┌─ DATA EXCERPT
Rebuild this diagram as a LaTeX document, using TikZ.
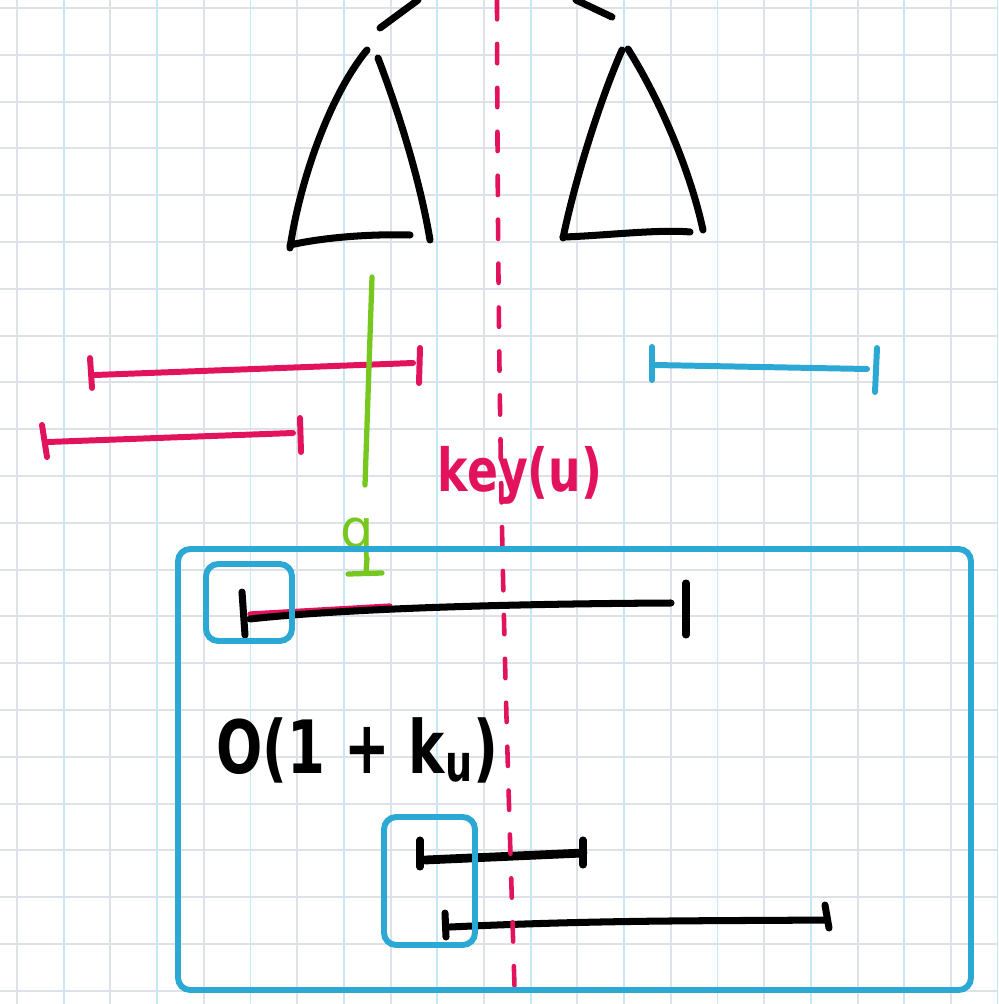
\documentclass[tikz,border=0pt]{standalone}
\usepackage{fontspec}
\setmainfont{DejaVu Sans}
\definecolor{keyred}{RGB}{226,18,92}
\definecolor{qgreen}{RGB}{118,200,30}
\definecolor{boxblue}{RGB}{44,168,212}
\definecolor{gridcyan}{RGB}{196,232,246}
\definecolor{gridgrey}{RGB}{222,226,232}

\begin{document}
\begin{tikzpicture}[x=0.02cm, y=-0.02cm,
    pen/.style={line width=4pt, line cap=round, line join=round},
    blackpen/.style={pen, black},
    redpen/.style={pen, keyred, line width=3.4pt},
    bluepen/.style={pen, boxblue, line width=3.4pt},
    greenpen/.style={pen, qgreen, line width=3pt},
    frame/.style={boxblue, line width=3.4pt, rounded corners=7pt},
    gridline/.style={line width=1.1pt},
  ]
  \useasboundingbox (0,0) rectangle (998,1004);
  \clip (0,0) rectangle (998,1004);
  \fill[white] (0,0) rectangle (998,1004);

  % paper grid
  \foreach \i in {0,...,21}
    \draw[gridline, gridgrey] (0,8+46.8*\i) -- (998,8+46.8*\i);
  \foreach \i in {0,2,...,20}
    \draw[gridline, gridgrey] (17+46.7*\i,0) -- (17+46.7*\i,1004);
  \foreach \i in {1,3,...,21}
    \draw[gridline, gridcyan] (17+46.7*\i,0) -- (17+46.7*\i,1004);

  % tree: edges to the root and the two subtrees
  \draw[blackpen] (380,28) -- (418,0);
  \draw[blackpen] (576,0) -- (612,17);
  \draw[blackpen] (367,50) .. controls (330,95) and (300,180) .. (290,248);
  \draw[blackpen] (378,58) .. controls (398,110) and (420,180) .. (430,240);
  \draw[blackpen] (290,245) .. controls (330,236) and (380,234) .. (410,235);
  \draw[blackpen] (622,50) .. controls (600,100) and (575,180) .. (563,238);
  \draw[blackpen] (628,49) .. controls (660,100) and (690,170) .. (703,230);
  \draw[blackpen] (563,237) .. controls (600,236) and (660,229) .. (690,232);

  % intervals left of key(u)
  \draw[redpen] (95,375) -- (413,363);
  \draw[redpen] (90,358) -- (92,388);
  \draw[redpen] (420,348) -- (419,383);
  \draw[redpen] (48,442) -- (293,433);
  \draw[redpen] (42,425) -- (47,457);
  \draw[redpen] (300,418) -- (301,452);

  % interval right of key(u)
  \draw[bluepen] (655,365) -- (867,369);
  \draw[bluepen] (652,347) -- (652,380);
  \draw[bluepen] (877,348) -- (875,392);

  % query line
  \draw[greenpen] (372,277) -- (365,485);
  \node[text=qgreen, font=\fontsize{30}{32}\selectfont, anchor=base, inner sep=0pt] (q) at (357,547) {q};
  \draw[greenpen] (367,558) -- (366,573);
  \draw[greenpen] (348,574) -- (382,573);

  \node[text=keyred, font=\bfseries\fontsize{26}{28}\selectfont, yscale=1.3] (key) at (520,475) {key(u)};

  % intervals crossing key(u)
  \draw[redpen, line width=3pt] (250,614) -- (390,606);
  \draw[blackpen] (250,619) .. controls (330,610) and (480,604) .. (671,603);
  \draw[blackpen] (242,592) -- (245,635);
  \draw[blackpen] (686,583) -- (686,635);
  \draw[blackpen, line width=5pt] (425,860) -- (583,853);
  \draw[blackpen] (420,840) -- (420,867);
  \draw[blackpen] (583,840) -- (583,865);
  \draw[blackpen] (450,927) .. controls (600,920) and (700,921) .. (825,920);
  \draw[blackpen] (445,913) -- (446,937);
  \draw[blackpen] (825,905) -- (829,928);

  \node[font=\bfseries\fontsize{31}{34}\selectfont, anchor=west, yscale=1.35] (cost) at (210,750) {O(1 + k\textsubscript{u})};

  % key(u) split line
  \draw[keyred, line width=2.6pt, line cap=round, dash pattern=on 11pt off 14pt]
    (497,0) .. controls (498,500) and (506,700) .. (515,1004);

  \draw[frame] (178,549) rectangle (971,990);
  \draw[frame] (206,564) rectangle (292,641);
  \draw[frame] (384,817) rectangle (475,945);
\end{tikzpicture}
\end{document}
└─
→ EXERCISE DETAILS
Repeat only the lines between the start of the data and the line with "(660,229) .. (690,232);", including those two lines, and skip the pictures.

→ WRITTEN RESPONSE
Rebuild this diagram as a LaTeX document, using TikZ.
\documentclass[tikz,border=0pt]{standalone}
\usepackage{fontspec}
\setmainfont{DejaVu Sans}
\definecolor{keyred}{RGB}{226,18,92}
\definecolor{qgreen}{RGB}{118,200,30}
\definecolor{boxblue}{RGB}{44,168,212}
\definecolor{gridcyan}{RGB}{196,232,246}
\definecolor{gridgrey}{RGB}{222,226,232}

\begin{document}
\begin{tikzpicture}[x=0.02cm, y=-0.02cm,
    pen/.style={line width=4pt, line cap=round, line join=round},
    blackpen/.style={pen, black},
    redpen/.style={pen, keyred, line width=3.4pt},
    bluepen/.style={pen, boxblue, line width=3.4pt},
    greenpen/.style={pen, qgreen, line width=3pt},
    frame/.style={boxblue, line width=3.4pt, rounded corners=7pt},
    gridline/.style={line width=1.1pt},
  ]
  \useasboundingbox (0,0) rectangle (998,1004);
  \clip (0,0) rectangle (998,1004);
  \fill[white] (0,0) rectangle (998,1004);

  % paper grid
  \foreach \i in {0,...,21}
    \draw[gridline, gridgrey] (0,8+46.8*\i) -- (998,8+46.8*\i);
  \foreach \i in {0,2,...,20}
    \draw[gridline, gridgrey] (17+46.7*\i,0) -- (17+46.7*\i,1004);
  \foreach \i in {1,3,...,21}
    \draw[gridline, gridcyan] (17+46.7*\i,0) -- (17+46.7*\i,1004);

  % tree: edges to the root and the two subtrees
  \draw[blackpen] (380,28) -- (418,0);
  \draw[blackpen] (576,0) -- (612,17);
  \draw[blackpen] (367,50) .. controls (330,95) and (300,180) .. (290,248);
  \draw[blackpen] (378,58) .. controls (398,110) and (420,180) .. (430,240);
  \draw[blackpen] (290,245) .. controls (330,236) and (380,234) .. (410,235);
  \draw[blackpen] (622,50) .. controls (600,100) and (575,180) .. (563,238);
  \draw[blackpen] (628,49) .. controls (660,100) and (690,170) .. (703,230);
  \draw[blackpen] (563,237) .. controls (600,236) and (660,229) .. (690,232);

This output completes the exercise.